Лев Толстой - Том 21. Избранные дневники 1847-1894
6 июля. Целый день читал то Лермонтова, то Гете, то Alphonse Karr’a* и не мог приняться за дело. […]
7 июля. Скромности у меня нет! вот мой большой недостаток.
Что я такое? Один из четырех сыновей отставного подполковника, оставшийся с 7-летнего возраста без родителей под опекой женщин и посторонних, не получивший ни светского, ни ученого образования и вышедший на волю 17-ти лет, без большого состояния, без всякого общественного положения и, главное, без правил; человек, расстроивший свои дела до последней крайности, без цели и наслаждения проведший лучшие года своей жизни, наконец изгнавший себя на Кавказ, чтоб бежать от долгов и, главное, привычек, а оттуда, придравшись к каким-то связям, существовавшим между его отцом и командующим армией, перешедший в Дунайскую армию 26 лет, прапорщиком, почти без средств, кроме жалованья (потому что те средства, которые у него есть, он должен употребить на уплату оставшихся долгов), без покровителей, без уменья жить в свете, без знания службы, без практических способностей; но — с огромным самолюбием! Да, вот мое общественное положение. Посмотрим, что такое моя личность.

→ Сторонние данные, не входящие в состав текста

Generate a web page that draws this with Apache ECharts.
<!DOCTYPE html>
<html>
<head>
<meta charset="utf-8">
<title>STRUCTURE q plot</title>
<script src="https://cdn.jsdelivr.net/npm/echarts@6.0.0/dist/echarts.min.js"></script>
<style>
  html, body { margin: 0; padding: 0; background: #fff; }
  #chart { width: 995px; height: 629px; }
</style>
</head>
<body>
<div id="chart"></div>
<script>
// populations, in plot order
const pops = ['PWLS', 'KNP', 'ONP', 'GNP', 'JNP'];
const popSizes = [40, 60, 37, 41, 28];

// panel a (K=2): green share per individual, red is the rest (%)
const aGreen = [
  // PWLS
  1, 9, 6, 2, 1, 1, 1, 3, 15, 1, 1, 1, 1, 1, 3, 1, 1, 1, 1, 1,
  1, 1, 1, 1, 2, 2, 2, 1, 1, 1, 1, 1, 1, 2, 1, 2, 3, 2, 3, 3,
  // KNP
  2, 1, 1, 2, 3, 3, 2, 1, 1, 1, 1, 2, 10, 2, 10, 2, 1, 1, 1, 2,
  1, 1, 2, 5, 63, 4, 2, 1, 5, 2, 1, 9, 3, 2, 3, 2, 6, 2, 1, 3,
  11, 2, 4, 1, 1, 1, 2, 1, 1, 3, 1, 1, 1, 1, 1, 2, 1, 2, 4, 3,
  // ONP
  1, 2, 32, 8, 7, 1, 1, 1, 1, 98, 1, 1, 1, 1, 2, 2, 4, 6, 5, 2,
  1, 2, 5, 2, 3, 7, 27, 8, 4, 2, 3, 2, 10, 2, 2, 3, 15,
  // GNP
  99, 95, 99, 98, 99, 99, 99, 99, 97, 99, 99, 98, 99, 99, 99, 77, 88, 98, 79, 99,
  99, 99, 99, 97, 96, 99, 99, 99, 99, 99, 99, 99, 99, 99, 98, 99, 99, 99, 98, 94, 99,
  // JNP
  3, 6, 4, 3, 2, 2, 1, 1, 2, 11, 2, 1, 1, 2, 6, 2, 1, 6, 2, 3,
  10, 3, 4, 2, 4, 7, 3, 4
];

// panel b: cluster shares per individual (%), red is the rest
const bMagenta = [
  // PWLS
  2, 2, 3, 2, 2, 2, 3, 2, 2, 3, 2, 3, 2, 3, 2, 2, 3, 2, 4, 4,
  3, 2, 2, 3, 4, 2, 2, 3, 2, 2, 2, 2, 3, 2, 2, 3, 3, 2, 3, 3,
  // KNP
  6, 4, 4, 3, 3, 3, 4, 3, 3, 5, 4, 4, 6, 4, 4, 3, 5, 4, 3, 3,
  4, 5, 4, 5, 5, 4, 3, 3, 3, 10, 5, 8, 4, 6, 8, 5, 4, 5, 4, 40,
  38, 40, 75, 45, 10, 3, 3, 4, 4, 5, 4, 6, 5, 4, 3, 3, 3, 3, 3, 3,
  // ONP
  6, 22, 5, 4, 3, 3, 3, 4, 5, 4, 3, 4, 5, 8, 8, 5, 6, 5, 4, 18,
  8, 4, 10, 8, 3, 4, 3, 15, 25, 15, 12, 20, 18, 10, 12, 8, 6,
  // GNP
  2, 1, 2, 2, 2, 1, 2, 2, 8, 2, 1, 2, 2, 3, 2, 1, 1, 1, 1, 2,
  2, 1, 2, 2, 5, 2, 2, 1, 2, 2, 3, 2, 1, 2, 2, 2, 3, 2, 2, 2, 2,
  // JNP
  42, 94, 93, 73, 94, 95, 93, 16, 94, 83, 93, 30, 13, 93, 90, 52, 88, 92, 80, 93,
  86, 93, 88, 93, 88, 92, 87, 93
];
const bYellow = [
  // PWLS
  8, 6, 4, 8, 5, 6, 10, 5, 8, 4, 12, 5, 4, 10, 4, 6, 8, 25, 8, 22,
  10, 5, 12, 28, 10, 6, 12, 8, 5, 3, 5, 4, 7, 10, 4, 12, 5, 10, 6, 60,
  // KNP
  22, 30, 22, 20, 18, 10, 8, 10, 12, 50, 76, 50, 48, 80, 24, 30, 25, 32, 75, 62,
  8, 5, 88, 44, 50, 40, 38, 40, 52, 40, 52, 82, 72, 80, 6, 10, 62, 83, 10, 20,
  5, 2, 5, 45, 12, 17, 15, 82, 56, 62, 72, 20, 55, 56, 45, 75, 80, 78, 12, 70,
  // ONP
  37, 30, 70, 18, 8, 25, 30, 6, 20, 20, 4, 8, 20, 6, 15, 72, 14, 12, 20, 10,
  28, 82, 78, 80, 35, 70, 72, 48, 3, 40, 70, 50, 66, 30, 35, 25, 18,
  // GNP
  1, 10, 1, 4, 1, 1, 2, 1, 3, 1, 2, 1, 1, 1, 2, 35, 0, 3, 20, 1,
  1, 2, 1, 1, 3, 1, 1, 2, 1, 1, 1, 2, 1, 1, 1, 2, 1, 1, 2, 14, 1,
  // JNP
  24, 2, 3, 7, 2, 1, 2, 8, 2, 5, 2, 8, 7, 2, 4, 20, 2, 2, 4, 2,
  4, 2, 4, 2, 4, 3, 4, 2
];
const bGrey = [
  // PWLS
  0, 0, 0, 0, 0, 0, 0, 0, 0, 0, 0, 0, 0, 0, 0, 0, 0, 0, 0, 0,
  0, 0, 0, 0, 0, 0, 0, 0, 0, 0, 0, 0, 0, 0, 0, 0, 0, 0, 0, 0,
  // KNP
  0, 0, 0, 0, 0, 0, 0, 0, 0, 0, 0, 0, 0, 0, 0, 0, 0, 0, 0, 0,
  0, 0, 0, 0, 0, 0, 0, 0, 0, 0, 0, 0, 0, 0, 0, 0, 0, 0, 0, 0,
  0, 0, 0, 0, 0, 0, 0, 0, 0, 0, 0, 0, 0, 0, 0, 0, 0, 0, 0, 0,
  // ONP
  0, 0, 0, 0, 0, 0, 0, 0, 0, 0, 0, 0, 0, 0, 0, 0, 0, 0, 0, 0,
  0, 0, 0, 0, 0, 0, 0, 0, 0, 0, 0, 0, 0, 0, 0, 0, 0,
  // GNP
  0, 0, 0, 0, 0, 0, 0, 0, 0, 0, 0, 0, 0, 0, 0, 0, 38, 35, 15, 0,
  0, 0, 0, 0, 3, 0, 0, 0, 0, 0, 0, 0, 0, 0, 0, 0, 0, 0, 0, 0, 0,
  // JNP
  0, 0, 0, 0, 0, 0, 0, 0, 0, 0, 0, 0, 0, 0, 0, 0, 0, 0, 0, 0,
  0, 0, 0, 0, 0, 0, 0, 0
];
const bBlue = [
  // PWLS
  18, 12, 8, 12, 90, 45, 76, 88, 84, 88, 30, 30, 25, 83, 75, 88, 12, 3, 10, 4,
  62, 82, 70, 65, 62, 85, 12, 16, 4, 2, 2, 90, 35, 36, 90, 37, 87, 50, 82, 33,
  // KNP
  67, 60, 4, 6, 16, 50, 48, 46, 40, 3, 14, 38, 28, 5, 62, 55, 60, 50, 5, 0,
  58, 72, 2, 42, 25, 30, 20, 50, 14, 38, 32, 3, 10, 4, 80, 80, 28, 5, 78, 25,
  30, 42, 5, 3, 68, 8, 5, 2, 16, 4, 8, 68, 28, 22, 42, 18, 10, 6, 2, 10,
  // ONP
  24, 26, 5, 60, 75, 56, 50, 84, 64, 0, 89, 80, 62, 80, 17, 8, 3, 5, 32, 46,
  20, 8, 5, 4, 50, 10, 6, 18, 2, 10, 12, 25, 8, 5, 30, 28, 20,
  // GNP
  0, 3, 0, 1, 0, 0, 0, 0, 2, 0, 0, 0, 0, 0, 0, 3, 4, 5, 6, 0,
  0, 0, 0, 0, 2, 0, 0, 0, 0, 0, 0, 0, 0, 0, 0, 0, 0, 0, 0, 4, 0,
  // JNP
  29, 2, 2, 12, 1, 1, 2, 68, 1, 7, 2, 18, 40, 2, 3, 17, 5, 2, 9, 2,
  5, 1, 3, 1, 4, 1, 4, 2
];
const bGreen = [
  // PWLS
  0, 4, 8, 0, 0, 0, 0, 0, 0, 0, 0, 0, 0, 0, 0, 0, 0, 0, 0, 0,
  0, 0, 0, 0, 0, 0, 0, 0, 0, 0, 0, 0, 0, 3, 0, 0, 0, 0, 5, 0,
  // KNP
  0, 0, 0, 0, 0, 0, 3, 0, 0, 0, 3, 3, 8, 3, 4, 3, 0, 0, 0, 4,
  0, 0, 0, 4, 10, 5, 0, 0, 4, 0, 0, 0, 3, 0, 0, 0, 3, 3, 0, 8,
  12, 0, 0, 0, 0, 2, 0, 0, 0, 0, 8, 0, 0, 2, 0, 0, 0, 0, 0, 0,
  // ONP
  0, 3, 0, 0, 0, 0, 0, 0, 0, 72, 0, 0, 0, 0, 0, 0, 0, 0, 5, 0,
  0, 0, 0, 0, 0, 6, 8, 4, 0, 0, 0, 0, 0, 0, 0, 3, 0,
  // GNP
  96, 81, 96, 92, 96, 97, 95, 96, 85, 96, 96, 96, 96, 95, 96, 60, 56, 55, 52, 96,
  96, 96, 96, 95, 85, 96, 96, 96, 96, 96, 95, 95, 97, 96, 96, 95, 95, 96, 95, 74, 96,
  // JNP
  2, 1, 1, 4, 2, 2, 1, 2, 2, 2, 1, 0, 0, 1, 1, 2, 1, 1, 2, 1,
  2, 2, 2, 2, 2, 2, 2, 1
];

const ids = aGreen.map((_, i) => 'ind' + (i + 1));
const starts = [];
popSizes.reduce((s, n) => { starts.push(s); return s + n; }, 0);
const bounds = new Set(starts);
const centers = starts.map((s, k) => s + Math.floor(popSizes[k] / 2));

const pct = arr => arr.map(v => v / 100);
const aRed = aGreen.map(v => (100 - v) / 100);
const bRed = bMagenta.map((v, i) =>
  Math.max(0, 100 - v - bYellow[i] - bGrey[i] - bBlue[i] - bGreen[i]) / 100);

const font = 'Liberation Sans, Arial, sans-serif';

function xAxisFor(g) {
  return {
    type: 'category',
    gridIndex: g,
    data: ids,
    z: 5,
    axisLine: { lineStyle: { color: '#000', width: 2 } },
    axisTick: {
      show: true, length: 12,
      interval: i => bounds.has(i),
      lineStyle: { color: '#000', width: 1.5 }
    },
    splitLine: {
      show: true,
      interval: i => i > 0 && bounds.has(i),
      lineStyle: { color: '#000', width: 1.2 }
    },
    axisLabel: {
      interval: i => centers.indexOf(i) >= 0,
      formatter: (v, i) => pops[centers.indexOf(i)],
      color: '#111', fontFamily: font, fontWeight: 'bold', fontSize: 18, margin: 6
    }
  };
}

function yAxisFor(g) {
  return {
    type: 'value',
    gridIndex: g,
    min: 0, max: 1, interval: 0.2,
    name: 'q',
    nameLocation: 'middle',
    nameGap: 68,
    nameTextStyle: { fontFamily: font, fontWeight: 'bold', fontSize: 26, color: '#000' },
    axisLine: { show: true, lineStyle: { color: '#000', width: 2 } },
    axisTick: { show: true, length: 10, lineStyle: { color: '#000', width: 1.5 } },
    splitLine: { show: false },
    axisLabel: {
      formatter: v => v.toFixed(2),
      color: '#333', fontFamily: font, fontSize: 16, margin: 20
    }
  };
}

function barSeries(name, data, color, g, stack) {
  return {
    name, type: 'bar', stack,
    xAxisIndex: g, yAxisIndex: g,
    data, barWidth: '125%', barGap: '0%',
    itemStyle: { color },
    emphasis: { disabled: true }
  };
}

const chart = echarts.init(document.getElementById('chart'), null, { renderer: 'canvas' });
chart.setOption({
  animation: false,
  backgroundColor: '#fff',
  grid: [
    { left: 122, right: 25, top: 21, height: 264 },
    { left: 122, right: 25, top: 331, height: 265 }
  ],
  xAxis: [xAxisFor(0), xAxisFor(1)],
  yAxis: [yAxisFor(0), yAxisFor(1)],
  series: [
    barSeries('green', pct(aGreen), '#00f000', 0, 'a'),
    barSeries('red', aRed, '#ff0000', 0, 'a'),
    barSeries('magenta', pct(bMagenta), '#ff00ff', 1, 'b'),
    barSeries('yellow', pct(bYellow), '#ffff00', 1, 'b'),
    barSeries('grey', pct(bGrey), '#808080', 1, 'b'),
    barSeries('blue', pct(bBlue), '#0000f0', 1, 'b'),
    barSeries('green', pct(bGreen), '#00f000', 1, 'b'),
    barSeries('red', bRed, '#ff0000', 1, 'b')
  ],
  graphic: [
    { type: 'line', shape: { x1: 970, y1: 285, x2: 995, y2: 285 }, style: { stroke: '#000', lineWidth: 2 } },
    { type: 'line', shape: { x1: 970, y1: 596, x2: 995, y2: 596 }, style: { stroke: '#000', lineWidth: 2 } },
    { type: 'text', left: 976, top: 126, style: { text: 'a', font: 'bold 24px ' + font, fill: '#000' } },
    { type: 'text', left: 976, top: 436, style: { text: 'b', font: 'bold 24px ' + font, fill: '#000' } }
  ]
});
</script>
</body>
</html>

Я дурен собой, неловок, нечистоплотен и светски необразован. Я раздражителен, скучен для других, нескромен, нетерпим (intolérant) и стыдлив, как ребенок. Я почти невежда. Что я знаю, тому я выучился кое-как сам, урывками, без связи, без толку и то так мало. Я невоздержан, нерешителен, непостоянен, глупо тщеславен и пылок, как все бесхарактерные люди. Я не храбр. Я неаккуратен в жизни и так ленив, что праздность сделалась для меня почти неодолимой привычкой. Я умен, но ум мой еще никогда ни на чем не был основательно испытан. У меня нет ни ума практического, ни ума светского, ни ума делового. Я честен, то есть я люблю добро, сделал привычку любить его; и когда отклоняюсь от него, бываю недоволен собой и возвращаюсь к нему с удовольствием; но есть вещи, которые я люблю больше добра, — славу. Я так честолюбив и так мало чувство это было удовлетворено, что часто, боюсь, я могу выбрать между славой и добродетелью первую, ежели бы мне пришлось выбирать из них.

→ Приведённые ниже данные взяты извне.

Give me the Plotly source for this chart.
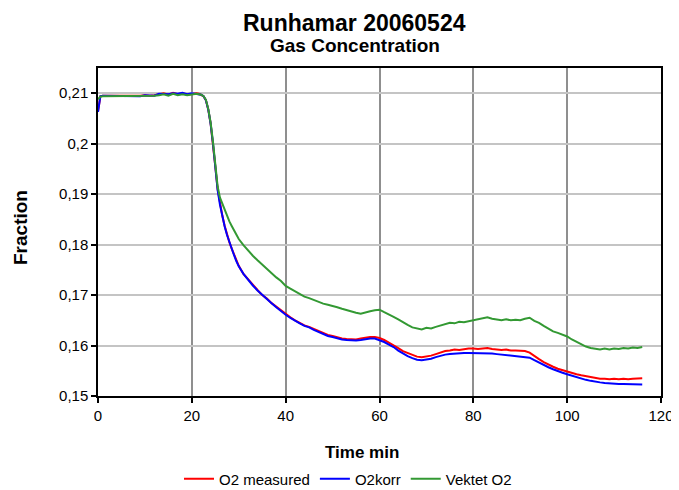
import plotly.graph_objects as go

time_min = [0, 0.5, 1, 2, 3, 4, 5, 6, 7, 8, 9, 10, 11, 12, 13, 14, 15, 16, 17, 18, 19, 20, 21,
            21.5, 22, 22.5, 23, 23.5, 24, 24.5, 25, 25.5, 26, 26.5, 27, 27.5, 28, 28.5, 29, 29.5, 30,
            31, 32, 33, 34, 35, 36, 37, 38, 39, 40, 41, 42, 43, 44, 45, 46, 47, 48, 49, 50,
            51, 52, 53, 54, 55, 56, 57, 58, 59, 60, 61, 62, 63, 64, 65, 66, 67, 68, 69, 70,
            71, 72, 73, 74, 75, 76, 77, 78, 79, 80, 81, 82, 83, 84, 85, 86, 87, 88, 89, 90,
            91, 92, 93, 94, 95, 96, 97, 98, 99, 100, 101, 102, 103, 104, 105, 106, 107, 108, 109, 110,
            111, 112, 113, 114, 115, 116]

o2_measured = [0.2063, 0.2094, 0.2095, 0.2095, 0.2094, 0.2095, 0.2095, 0.2094, 0.2095, 0.2095, 0.2095, 0.2096, 0.2095, 0.2096, 0.2098, 0.2100, 0.2097, 0.2101, 0.2098, 0.2100, 0.2097, 0.2099, 0.2100,
               0.2099, 0.2097, 0.2094, 0.2086, 0.2068, 0.2040, 0.2002, 0.1955, 0.1910, 0.1880, 0.1857, 0.1837, 0.1820, 0.1805, 0.1792, 0.1780, 0.1768, 0.1758,
               0.1742, 0.1731, 0.1719, 0.1710, 0.1700, 0.1693, 0.1684, 0.1677, 0.1669, 0.1662, 0.1656, 0.1650, 0.1645, 0.1640, 0.1637, 0.1633, 0.1629, 0.1624, 0.1621, 0.1619,
               0.1616, 0.1614, 0.1613, 0.1612, 0.1612, 0.1614, 0.1616, 0.1617, 0.1617, 0.1615, 0.1611, 0.1606, 0.1601, 0.1595, 0.1589, 0.1585, 0.1581, 0.1578, 0.1577, 0.1578,
               0.1580, 0.1583, 0.1586, 0.1589, 0.1590, 0.1592, 0.1591, 0.1593, 0.1594, 0.1594, 0.1593, 0.1594, 0.1595, 0.1593, 0.1592, 0.1591, 0.1592, 0.1590, 0.1590, 0.1589,
               0.1589, 0.1586, 0.1579, 0.1573, 0.1567, 0.1562, 0.1558, 0.1554, 0.1551, 0.1548, 0.1546, 0.1543, 0.1541, 0.1539, 0.1537, 0.1535, 0.1534, 0.1534, 0.1533, 0.1534,
               0.1533, 0.1534, 0.1533, 0.1534, 0.1534, 0.1535]

o2_korr = [0.2063, 0.2094, 0.2095, 0.2095, 0.2095, 0.2095, 0.2094, 0.2095, 0.2095, 0.2095, 0.2094, 0.2096, 0.2096, 0.2095, 0.2099, 0.2099, 0.2098, 0.2100, 0.2099, 0.2101, 0.2098, 0.2100, 0.2099,
           0.2099, 0.2097, 0.2094, 0.2086, 0.2068, 0.2040, 0.2001, 0.1953, 0.1908, 0.1879, 0.1856, 0.1836, 0.1819, 0.1804, 0.1791, 0.1779, 0.1767, 0.1757,
           0.1742, 0.1730, 0.1719, 0.1709, 0.1700, 0.1692, 0.1684, 0.1676, 0.1668, 0.1661, 0.1655, 0.1649, 0.1644, 0.1639, 0.1636, 0.1631, 0.1627, 0.1622, 0.1619, 0.1617,
           0.1614, 0.1612, 0.1611, 0.1610, 0.1610, 0.1611, 0.1613, 0.1614, 0.1614, 0.1611, 0.1607, 0.1602, 0.1597, 0.1590, 0.1584, 0.1579, 0.1575, 0.1572, 0.1571, 0.1572,
           0.1574, 0.1577, 0.1580, 0.1582, 0.1583, 0.1584, 0.1584, 0.1585, 0.1585, 0.1585, 0.1585, 0.1584, 0.1585, 0.1584, 0.1583, 0.1582, 0.1582, 0.1581, 0.1580, 0.1579,
           0.1578, 0.1576, 0.1571, 0.1566, 0.1561, 0.1557, 0.1553, 0.1549, 0.1546, 0.1543, 0.1540, 0.1537, 0.1534, 0.1532, 0.1530, 0.1528, 0.1527, 0.1526, 0.1525, 0.1525,
           0.1524, 0.1524, 0.1524, 0.1523, 0.1523, 0.1523]

vektet_o2 = [0.2088, 0.2093, 0.2094, 0.2094, 0.2094, 0.2094, 0.2095, 0.2094, 0.2094, 0.2095, 0.2094, 0.2095, 0.2095, 0.2095, 0.2096, 0.2098, 0.2095, 0.2099, 0.2096, 0.2098, 0.2096, 0.2097, 0.2099,
             0.2098, 0.2097, 0.2094, 0.2087, 0.2069, 0.2042, 0.2004, 0.1958, 0.1915, 0.1893, 0.1881, 0.1868, 0.1856, 0.1846, 0.1837, 0.1829, 0.1820, 0.1811,
             0.1799, 0.1788, 0.1778, 0.1769, 0.1760, 0.1752, 0.1743, 0.1735, 0.1728, 0.1718, 0.1713, 0.1708, 0.1703, 0.1697, 0.1694, 0.1690, 0.1687, 0.1683, 0.1681, 0.1679,
             0.1676, 0.1673, 0.1670, 0.1668, 0.1665, 0.1663, 0.1666, 0.1668, 0.1670, 0.1671, 0.1666, 0.1662, 0.1657, 0.1652, 0.1646, 0.1641, 0.1636, 0.1634, 0.1632, 0.1635,
             0.1634, 0.1637, 0.1640, 0.1643, 0.1645, 0.1644, 0.1647, 0.1646, 0.1648, 0.1649, 0.1651, 0.1654, 0.1656, 0.1653, 0.1651, 0.1650, 0.1652, 0.1650, 0.1651, 0.1650,
             0.1653, 0.1655, 0.1649, 0.1645, 0.1639, 0.1633, 0.1628, 0.1625, 0.1621, 0.1618, 0.1612, 0.1607, 0.1602, 0.1598, 0.1595, 0.1593, 0.1592, 0.1594, 0.1592, 0.1594,
             0.1593, 0.1595, 0.1594, 0.1596, 0.1595, 0.1597]

x_ticks = [0, 20, 40, 60, 80, 100, 120]
y_ticks = [0.15, 0.16, 0.17, 0.18, 0.19, 0.20, 0.21]
y_tick_labels = ["0,15", "0,16", "0,17", "0,18", "0,19", "0,2", "0,21"]

series_names = ["O2 measured", "O2korr", "Vektet O2"]
series_colors = ["#ff0000", "#0000ff", "#339933"]

FONT = "Liberation Sans, Arial, sans-serif"

fig = go.Figure()
for name, vals, col in zip(series_names, [o2_measured, o2_korr, vektet_o2], series_colors):
    fig.add_trace(go.Scatter(x=time_min, y=vals, mode="lines", name=name,
                             line=dict(color=col, width=2)))

# The page body has an 8px margin, so the figure is drawn 8px right/down of the window corner.
OFF = 8
W, H = 679 - OFF, 490 - OFF
PL, PR, PT, PB = 98, 661, 68, 396  # plot edges in window pixels
L, R, T, B = PL - OFF, W - (PR - OFF), PT - OFF, H - (PB - OFF)
pw, ph = W - L - R, H - T - B

def px_x(p):
    return (p - OFF - L) / pw

def px_y(p):
    return (H - B - (p - OFF)) / ph

fig.update_layout(
    width=W, height=H,
    margin=dict(l=L, r=R, t=T, b=B, autoexpand=False),
    paper_bgcolor="white", plot_bgcolor="white",
    font=dict(family=FONT, color="black", size=14),
    showlegend=True,
    legend=dict(orientation="h", x=px_x(348), xanchor="center", y=px_y(479), yanchor="middle",
                font=dict(size=15, family=FONT), itemwidth=30, tracegroupgap=0,
                bgcolor="rgba(0,0,0,0)"),
    xaxis=dict(range=[0, 120], tickvals=x_ticks, ticks="outside", ticklen=5, tickwidth=1.5,
               tickcolor="black", showline=True, linecolor="black", linewidth=1.5, mirror=True,
               showgrid=True, gridcolor="#8f8f8f", gridwidth=2, zeroline=False,
               tickfont=dict(size=15, family=FONT)),
    yaxis=dict(range=[0.15, 0.215], tickvals=y_ticks, ticktext=y_tick_labels, ticks="outside",
               ticklen=5, tickwidth=1.5, tickcolor="black", showline=True, linecolor="black",
               linewidth=1.5, mirror=True, showgrid=True, gridcolor="#c4c4c4", gridwidth=2,
               zeroline=False, tickfont=dict(size=15, family=FONT)),
    annotations=[
        dict(text="<b>Runhamar 20060524</b>", x=px_x(354), y=px_y(23), xref="paper", yref="paper",
             xanchor="center", yanchor="middle", showarrow=False, font=dict(size=23, family=FONT)),
        dict(text="<b>Gas Concentration</b>", x=px_x(355), y=px_y(45), xref="paper", yref="paper",
             xanchor="center", yanchor="middle", showarrow=False, font=dict(size=19, family=FONT)),
        dict(text="<b>Fraction</b>", x=px_x(20), y=px_y(228), xref="paper", yref="paper",
             xanchor="center", yanchor="middle", textangle=-90, showarrow=False,
             font=dict(size=19, family=FONT)),
        dict(text="<b>Time min</b>", x=px_x(362), y=px_y(452), xref="paper", yref="paper",
             xanchor="center", yanchor="middle", showarrow=False, font=dict(size=17, family=FONT)),
    ],
)

fig.write_html("out.html")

Да, я нескромен; оттого-то я горд в самом себе, а стыдлив и робок в свете.
Утром писал эту страницу и читал «Louis Philipp’a»*. После обеда уже очень поздно начал писать «Записки фейерверкера» и до вечера написал довольно много, несмотря на то, что у меня были Олхин и Андропов. После ухода Андропова я облокотился на балкон и глядел на свой любимый фонарь, который так славно светит сквозь дерево. Притом же после нескольких грозовых туч, которые проходили и мочили нынче землю, осталась одна большая, закрывавшая всю южную часть неба, и какая-то приятная легкость и влажность в воздухе.
Хозяйская хорошенькая дочка так же, как я, лежала в своем окне, облокотившись на локти. По улице прошла шарманка, и когда звуки доброго старинного вальса, удаляясь все больше и больше, стихли совершенно, девочка до глубины души вздохнула, приподнялась и быстро отошла от окошка. Мне стало так грустно-хорошо, что я невольно улыбнулся и долго еще смотрел на свой фонарь, свет которого заслоняли иногда качаемые ветром ветви дерева, на дерево, на забор, на небо, и все это мне казалось еще лучше, чем прежде. […]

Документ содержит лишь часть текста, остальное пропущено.